Nick Vadis’ Sea Bass on Garlic Creamed Potatoes, Clam Vinaigrette and Parsley Nage “I like this dish for its simplicity and ease of service. The combination of creamed potatoes and bass work well together and the little acidity in the sauce complements the dish and adds a new dimension.” – Nick Vadis

Serves: 4
Preparation time: 30 minutes
Cooking time: 30 minutes

Ingredients:

Sea Bass

  • 4 fillets of sea bass
  • Garlic Mashed Potatoes
  • 1kg russett potatoes
  • 10 tablespoons double cream
  • 3 tablespoons unsalted butter
  • 10 cloves of garlic, peeled
  • Salt and pepper

Clam Vinaigrette

  • 1kg palourde clams (very small)
  • 1 small onion, finely diced
  • Garlic oil
  • 1 celeriac, cooked and finely diced
  • 2 tablespoons sun-dried tomato, finely diced
  • 2 tablespoons fresh coriander
  • Lime juice
  • Salt and pepper
  • Parsley Nage
  • 2 teaspoons shallots, minced
  • 7 tablespoons dry white wine
  • 7 tablespoons double cream
  • 1 bunch flat leaf parsley
  • 1 bunch spinach leaves
  • 10 tablespoons chicken stock
  • Chopped garlic
  • 1 tablespoon unsalted butter

Crab Beignets

  • 75g trimmings from the sea bass flesh
  • 50g white crab meat
  • 1 egg white
  • Chives, chopped a pinch
  • 20ml cream
  • Salt and pepper

Method:

Garlic Mashed Potatoes

Cut the potato into chunky pieces, bring to the boil, simmer then cook until soft.

Drain and place back into the pot and shake over the heat to evaporate excess water.

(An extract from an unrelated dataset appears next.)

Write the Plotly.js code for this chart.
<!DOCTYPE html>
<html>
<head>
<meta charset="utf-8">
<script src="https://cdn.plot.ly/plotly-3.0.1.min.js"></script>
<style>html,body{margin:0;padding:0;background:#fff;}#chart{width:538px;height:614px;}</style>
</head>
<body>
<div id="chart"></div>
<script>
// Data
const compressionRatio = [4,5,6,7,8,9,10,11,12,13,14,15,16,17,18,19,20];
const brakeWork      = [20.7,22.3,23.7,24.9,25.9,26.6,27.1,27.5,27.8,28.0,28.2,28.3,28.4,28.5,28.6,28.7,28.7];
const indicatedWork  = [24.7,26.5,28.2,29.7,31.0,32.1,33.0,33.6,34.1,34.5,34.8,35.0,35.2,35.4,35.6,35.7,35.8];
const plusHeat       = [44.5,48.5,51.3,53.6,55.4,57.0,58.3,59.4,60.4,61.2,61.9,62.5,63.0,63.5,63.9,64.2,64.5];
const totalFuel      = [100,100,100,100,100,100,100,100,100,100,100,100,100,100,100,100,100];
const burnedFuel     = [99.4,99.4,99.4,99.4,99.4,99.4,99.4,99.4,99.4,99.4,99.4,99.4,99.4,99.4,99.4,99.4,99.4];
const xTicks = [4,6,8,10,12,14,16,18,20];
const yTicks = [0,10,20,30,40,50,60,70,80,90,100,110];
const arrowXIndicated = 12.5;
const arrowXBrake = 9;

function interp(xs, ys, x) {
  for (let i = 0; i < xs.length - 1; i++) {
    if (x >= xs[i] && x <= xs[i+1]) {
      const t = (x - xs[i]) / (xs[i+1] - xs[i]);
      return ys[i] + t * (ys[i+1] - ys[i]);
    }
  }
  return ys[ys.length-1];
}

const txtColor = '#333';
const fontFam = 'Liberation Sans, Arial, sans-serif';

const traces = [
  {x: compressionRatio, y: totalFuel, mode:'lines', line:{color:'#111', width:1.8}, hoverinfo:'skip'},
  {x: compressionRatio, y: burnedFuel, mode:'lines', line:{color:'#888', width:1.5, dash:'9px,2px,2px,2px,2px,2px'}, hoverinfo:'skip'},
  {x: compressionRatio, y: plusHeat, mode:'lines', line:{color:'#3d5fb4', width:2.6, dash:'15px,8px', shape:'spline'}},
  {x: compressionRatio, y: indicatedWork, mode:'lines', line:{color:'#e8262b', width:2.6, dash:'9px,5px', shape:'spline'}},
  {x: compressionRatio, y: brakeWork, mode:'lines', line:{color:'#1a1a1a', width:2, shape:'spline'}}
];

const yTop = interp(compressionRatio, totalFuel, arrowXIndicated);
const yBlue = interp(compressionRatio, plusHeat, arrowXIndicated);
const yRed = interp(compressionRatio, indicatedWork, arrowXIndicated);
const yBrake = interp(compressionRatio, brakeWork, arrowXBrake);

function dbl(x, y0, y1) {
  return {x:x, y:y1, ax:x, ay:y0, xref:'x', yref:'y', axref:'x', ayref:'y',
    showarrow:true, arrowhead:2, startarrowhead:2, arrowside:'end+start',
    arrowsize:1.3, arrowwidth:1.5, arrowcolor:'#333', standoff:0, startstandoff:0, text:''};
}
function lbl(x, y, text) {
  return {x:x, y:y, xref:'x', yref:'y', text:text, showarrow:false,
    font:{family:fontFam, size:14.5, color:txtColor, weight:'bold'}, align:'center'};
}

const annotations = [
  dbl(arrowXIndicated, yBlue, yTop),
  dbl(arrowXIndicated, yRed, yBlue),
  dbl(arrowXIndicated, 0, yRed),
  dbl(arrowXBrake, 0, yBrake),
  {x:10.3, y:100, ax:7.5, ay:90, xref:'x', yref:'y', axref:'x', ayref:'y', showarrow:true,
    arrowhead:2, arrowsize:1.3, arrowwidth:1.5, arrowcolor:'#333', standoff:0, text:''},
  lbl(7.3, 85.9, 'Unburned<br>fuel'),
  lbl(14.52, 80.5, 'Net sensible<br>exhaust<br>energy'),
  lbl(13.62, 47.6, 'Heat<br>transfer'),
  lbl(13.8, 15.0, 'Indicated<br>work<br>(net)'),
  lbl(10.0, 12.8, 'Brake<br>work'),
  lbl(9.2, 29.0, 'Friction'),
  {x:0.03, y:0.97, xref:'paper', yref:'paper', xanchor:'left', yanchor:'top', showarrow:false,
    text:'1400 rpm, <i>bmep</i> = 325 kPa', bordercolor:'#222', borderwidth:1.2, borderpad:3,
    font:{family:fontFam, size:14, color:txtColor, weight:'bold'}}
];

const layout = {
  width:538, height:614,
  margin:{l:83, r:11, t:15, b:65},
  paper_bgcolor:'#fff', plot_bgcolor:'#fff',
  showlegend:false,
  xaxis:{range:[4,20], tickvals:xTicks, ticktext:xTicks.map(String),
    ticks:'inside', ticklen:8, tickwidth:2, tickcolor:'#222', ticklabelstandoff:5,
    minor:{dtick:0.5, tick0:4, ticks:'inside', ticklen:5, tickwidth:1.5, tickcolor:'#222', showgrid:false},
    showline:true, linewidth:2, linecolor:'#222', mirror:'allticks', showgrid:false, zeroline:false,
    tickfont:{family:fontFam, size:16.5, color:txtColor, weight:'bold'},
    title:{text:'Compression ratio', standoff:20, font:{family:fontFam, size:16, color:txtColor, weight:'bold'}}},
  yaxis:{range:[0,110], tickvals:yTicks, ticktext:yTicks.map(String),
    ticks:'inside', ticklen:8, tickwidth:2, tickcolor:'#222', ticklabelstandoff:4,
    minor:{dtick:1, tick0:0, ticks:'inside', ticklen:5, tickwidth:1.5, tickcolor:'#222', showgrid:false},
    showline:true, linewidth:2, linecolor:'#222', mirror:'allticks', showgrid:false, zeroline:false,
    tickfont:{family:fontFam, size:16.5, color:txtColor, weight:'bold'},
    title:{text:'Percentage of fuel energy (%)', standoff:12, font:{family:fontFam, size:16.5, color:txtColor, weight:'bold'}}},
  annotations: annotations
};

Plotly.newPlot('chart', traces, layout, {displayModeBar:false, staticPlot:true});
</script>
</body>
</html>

Transfer to an electric mixer and mix or use a potato ricer.

Bring the cream and butter up to heat and add the riced potato. Check for seasoning and serve (should be light and luxurious).

Clam Vinaigrette

Wash the clams then place in a pan to cook until the shells open. Remove the meat from the shells and reserve. Also reserve the clam liquor from the pan.

Heat 1 tablespoon of olive oil in a pan, soften the onion and garlic without colour, place in a bowl then add the celeriac, tomatoes, clams and coriander.

Moisten with a little clam liquor and more olive oil. Season with lemon juice, salt and pepper, set aside.

Parsley Nage

Combine the shallots, garlic, wine and stock in a pan and cook until reduced by two thirds to about 4 tablespoons. Add the cream and return to the heat. Season and reserve. In a pan of boiling salted water add the parsley and spinach for about 10 seconds. Drain and refresh.

Squeeze out all the excess water and coarsely chop. Combine in a blender with the stock and cream reduction. Process until smooth.

Season and strain. Reserve the liquor and discard the solids. Check seasoning.

Sea Bass

Heat a little olive oil in a good sauté pan. When hot, season on both sides and place skin side down into it.

Cook for about 3 minutes and then carefully turn it over. Allow to cook on the flesh side and remove from the heat.

Crab Beignets

Place fish trimmings into a blender; add egg white and cream and blitz.

Fold in crabmeat seasoning and chives, shape between spoons and deep fry until cooked.